Most spine practices around the country are small businesses, owned and operated by entrepreneurial-minded surgeons who founded the group some years ago.
Now, as the healthcare landscape changes and new surgeons are rising in the leadership ranks — sometimes even sons or daughters — practice owners are searching for ways to successfully navigate this transition. Their struggles are hardly different from those of other small businesses and family-owned businesses, including three featured in a recent Chicago Tribune article "How legendary Chicago family businesses faced the need to change."
The article is based on Lloyd Shefsky's book, "Invent, Reinvent, Thrive: The Keys to Success for Any Start-Up, Entrepreneur or Family Businesses" which features the celebrated Johnsons of Johnson Publishing, Pritzkers of Hyatt Hotels and Pritzker companies and Crowns of Henry Crown & Co.
Each family faced different challenges as the business was passed from one generation to the next, especially during times of intense change in the industry. Here are the lessons learned and how they can apply to evolving spine surgeon practices:
1. Get outside experience. Steven Crown, a third-generation family member in Henry Crown & Co., struggled to work alongside non-family members who knew eventually he'd become their boss. His mistakes were corrected before he could learn from them. As a result, Steven left the company for outside experience before returning to the family business.
Spine surgeons bringing their children or young surgeon "mentees" into the practice are careful to avoid similar traps. The residency and fellowship programs allow surgeons to gain different experiences before settling in at a practice, and opportunities such as traveling fellowships from professional organizations give even seasoned surgeons the ability to travel around the world and learn from the best and brightest overseas.
Both Christopher DeWald, MD, and Robert Watkins IV, MD, completed traveling fellowships before settling into practice with their fathers, and each achieved leadership positions: Dr. DeWald is the head of the spinal deformity division at Midwest Orthopaedics at Rush in Chicago and Dr. Watkins is the co-director of the Marina Spine Center and chairman of the surgery department at Marina Del Rey Hospital.
This experience outside of the practice can also bring new ideas back when the younger surgeon returns — both clinically and operationally. Learning how other practices function in different regions of the country can breathe new ideas into a mature practice and build a solid foundation for success in the future.

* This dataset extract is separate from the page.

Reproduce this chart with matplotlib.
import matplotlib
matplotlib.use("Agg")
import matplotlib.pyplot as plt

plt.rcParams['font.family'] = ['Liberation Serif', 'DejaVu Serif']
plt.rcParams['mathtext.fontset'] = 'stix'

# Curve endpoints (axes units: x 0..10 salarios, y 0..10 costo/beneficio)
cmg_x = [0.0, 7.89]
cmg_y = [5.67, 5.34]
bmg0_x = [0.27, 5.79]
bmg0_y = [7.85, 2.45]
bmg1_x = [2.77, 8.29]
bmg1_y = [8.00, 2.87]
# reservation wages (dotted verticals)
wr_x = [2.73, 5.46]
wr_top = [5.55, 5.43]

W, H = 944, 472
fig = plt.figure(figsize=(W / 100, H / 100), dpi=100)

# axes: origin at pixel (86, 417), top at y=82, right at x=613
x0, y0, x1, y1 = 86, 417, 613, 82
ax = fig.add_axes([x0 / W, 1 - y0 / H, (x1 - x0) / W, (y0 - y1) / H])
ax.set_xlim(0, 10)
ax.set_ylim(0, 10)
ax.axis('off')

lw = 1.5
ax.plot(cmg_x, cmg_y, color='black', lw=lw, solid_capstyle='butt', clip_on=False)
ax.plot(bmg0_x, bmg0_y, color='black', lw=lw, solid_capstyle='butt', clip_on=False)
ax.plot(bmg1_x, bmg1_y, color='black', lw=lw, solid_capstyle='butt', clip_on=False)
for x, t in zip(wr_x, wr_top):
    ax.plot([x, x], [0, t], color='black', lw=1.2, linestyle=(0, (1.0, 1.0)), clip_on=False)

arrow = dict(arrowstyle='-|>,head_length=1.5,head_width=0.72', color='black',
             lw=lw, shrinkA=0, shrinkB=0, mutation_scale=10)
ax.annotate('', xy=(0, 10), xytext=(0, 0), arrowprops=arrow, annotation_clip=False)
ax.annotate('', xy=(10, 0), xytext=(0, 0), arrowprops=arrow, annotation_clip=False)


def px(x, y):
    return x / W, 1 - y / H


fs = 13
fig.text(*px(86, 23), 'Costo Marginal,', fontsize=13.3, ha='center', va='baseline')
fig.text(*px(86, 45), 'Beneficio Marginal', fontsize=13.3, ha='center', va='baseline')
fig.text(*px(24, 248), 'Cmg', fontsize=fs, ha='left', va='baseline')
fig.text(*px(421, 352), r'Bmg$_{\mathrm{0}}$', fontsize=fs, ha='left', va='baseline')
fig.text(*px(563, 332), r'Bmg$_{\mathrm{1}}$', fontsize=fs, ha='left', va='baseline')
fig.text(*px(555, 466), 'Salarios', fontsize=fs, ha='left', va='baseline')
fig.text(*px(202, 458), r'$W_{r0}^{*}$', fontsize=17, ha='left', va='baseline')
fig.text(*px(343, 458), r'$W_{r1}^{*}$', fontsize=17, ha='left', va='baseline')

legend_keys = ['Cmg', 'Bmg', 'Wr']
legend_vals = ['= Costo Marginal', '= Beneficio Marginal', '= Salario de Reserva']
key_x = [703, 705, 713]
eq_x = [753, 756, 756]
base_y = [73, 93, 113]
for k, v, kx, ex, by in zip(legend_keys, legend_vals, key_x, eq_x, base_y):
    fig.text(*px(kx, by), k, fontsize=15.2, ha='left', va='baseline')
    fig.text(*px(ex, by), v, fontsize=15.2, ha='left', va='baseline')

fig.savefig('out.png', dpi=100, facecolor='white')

2. Chart a course toward transparency. The elder Pritzkers were business geniuses, but chose not to share information about "inner workings" of their businesses or investments, which lead to huge problems down the road. When younger generations took over and endeavored to improve transparency, lawsuits ensued.
While this wasn't mentioned in the Tribune article, keeping operations under secrecy could also lead to confusion and disruption later on if successors don't understand the foundation on which the company was built. Healthcare is moving toward transparency from many angles — including transparent pricing for surgery, Medicare payments, quality metrics and outcomes reports. But revealing this information after years under wraps opens Pandora's Box.

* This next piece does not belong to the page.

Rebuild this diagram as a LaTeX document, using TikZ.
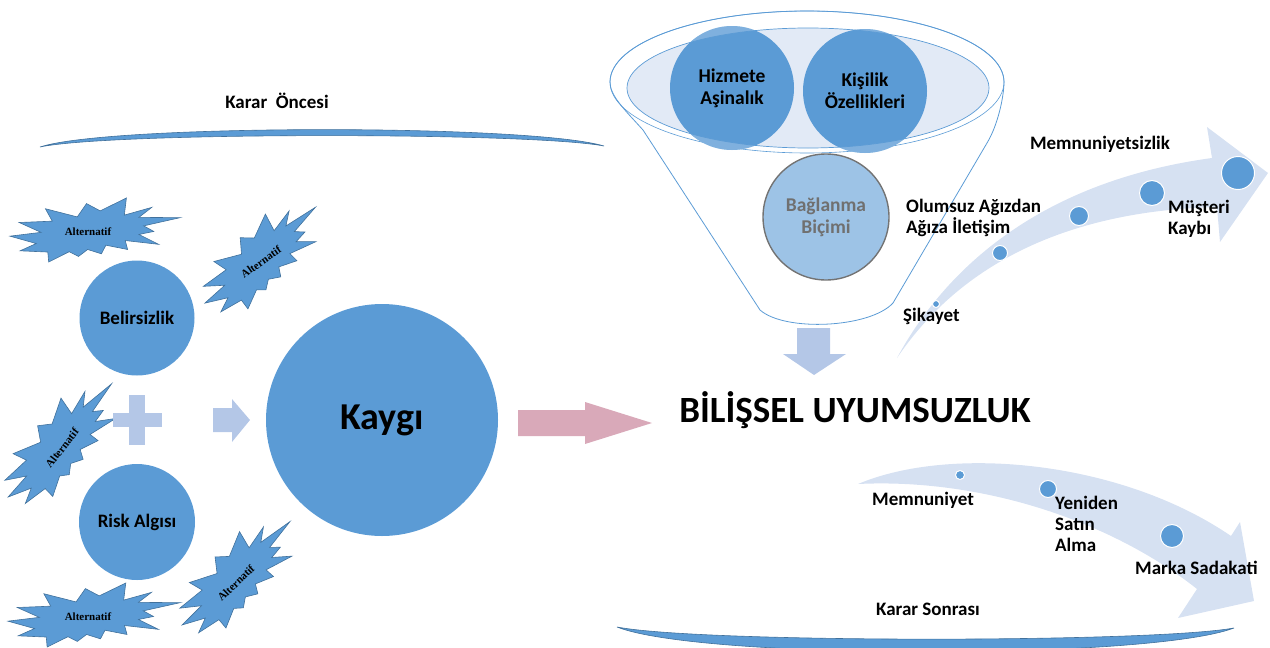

The Pritzker business successors eventually resolved their issues with a "massive reinvention of ownership and governance." Taking small steps if necessary to become more transparent within the practice's clinical and business dealings could make the transition smoother for spine surgeon owners.

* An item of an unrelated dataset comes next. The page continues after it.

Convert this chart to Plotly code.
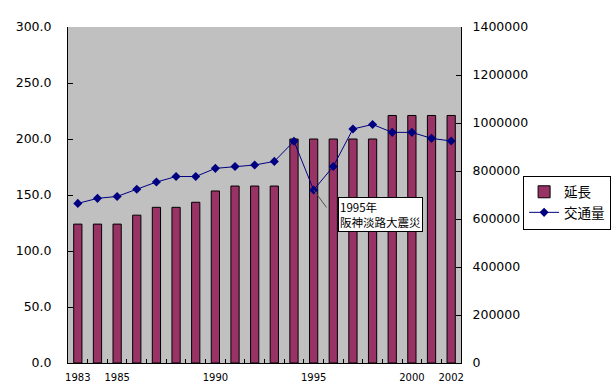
import plotly.graph_objects as go

years = list(range(1983, 2003))
extension = [124, 124, 124, 132, 139, 139, 143.5, 153.6, 158, 158, 158,
             200, 200, 200, 200, 200, 221, 221, 221, 221]
traffic = [665000, 686000, 694000, 724000, 754000, 777000, 777000, 811000,
           819000, 825000, 840000, 924000, 721000, 819000, 975000, 994000,
           961000, 961000, 936000, 925000]
xtick_labels = [1983, 1985, 1990, 1995, 2000, 2002]
bar_name = "延長"
line_name = "交通量"
note_text = "1995年<br>阪神淡路大震災"
note_year = 1995

num_font = "DejaVu Sans"
jp_font = "Noto Sans CJK JP"

fig = go.Figure()
fig.add_trace(go.Bar(
    x=years, y=extension, name=bar_name, width=0.42,
    marker=dict(color="#993366", line=dict(color="black", width=1)),
    yaxis="y",
))
fig.add_trace(go.Scatter(
    x=years, y=traffic, name=line_name, mode="lines+markers",
    line=dict(color="#000080", width=1),
    marker=dict(symbol="diamond", size=7, color="#000080"),
    yaxis="y2",
))

boundaries = [y + 0.5 for y in years[:-1]]

fig.update_layout(
    width=612, height=387,
    margin=dict(l=68, r=151, t=27, b=24, autoexpand=False),
    paper_bgcolor="white",
    plot_bgcolor="#C0C0C0",
    showlegend=True,
    legend=dict(
        x=1.158, y=0.558, xanchor="left", yanchor="top",
        bgcolor="white", bordercolor="black", borderwidth=1,
        font=dict(family=jp_font, size=13.5, color="black"),
        tracegroupgap=0, itemwidth=30,
    ),
    xaxis=dict(
        type="linear", range=[1982.5, 2002.5], automargin=False,
        tickmode="array", tickvals=xtick_labels,
        ticktext=[str(v) for v in xtick_labels],
        ticks="", showgrid=False, zeroline=False,
        showline=True, linecolor="black", linewidth=1,
        tickfont=dict(family=num_font, size=10, color="black"),
        ticklabelstandoff=5,
        minor=dict(tickmode="array", tickvals=boundaries, ticks="inside",
                   ticklen=4, tickcolor="black", showgrid=False),
    ),
    yaxis=dict(
        range=[0, 300], dtick=50, tick0=0, tickformat=".1f", automargin=False,
        ticks="inside", ticklen=5, tickcolor="black",
        showgrid=False, zeroline=False,
        showline=True, linecolor="black", linewidth=1,
        tickfont=dict(family=num_font, size=12.5, color="black"),
        ticklabelstandoff=13,
    ),
    yaxis2=dict(
        range=[0, 1400000], dtick=200000, tick0=0, tickformat="d",
        overlaying="y", side="right", automargin=False,
        ticks="inside", ticklen=5, tickcolor="black",
        showgrid=False, zeroline=False,
        showline=True, linecolor="black", linewidth=1,
        tickfont=dict(family=num_font, size=12.5, color="black"),
        ticklabelstandoff=8,
    ),
)

note_idx = years.index(note_year)
fig.add_annotation(
    x=note_year, y=traffic[note_idx], xref="x", yref="y2",
    text="", showarrow=True, arrowhead=0, arrowwidth=1,
    arrowcolor="#505050", ax=14, ay=19,
)
fig.add_annotation(
    x=1996.22, y=691000, xref="x", yref="y2",
    xanchor="left", yanchor="top", align="left",
    text=note_text, showarrow=False,
    font=dict(family=jp_font, size=11.5, color="black"),
    bgcolor="white", bordercolor="black", borderwidth=1, borderpad=1,
)

fig.write_html(
    "out.html",
    config={"displayModeBar": False},
    post_script="document.body.style.margin='0';document.body.style.overflow='hidden';",
)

To begin introducing data transparency, some groups are blinding the overall quality and cost data so each surgeon can check their individual benchmarks against the group and discretely make adjustments. Others are unblinding the data, hoping competitiveness amongst the surgeons will spark conversations about how surgeons can improve and drive further improvement.
3. Adapt to the industry before you're forced out. When things are done the same way for decades, it's hard to approach change, even if stagnation will ruin your business. John H. Johnson experienced this inertia head-on as the print media industry was disrupted toward the end of his career. He knew without making changes to the business he'd built, it may not survive.
Still, he wasn't up for the task of cutting staff. So, he let his daughter do it.
It's no secret the spine field is changing more rapidly than ever with new technology, techniques and opportunities to improve the patient experience. But training to proficiency in minimally invasive techniques and forming population health-based relationships with other spine care providers and stakeholders takes weeks out of practice. Learning and implementing electronic health records is a thorn in many experienced spine surgeons' sides while software platforms and iPad use is often second-nature to surgeons just out of training.
Some surgeons nearing retirement are bringing in their younger "mentees" to make these and other business and operational changes in the practice. This might mean negotiating a strategic partnership with other physician-owned groups to remain independent — such as the National Orthopedic & Spine Alliance — or negotiating risk-sharing models like accountable care organizations or bundled payments with insurance companies. Younger spine surgeons who are proficient in minimally invasive procedures are also beginning to bring their surgeries into outpatient ambulatory surgery centers — another opportunity for ownership growth.
As her father's successor, Linda Johnson was able to make staffing cuts and sell the company headquarters in a "dignified" way to maintain the company's core values. The right surgeons in the next generation will be able to do the same and preserve the practice legacy their predecessors built.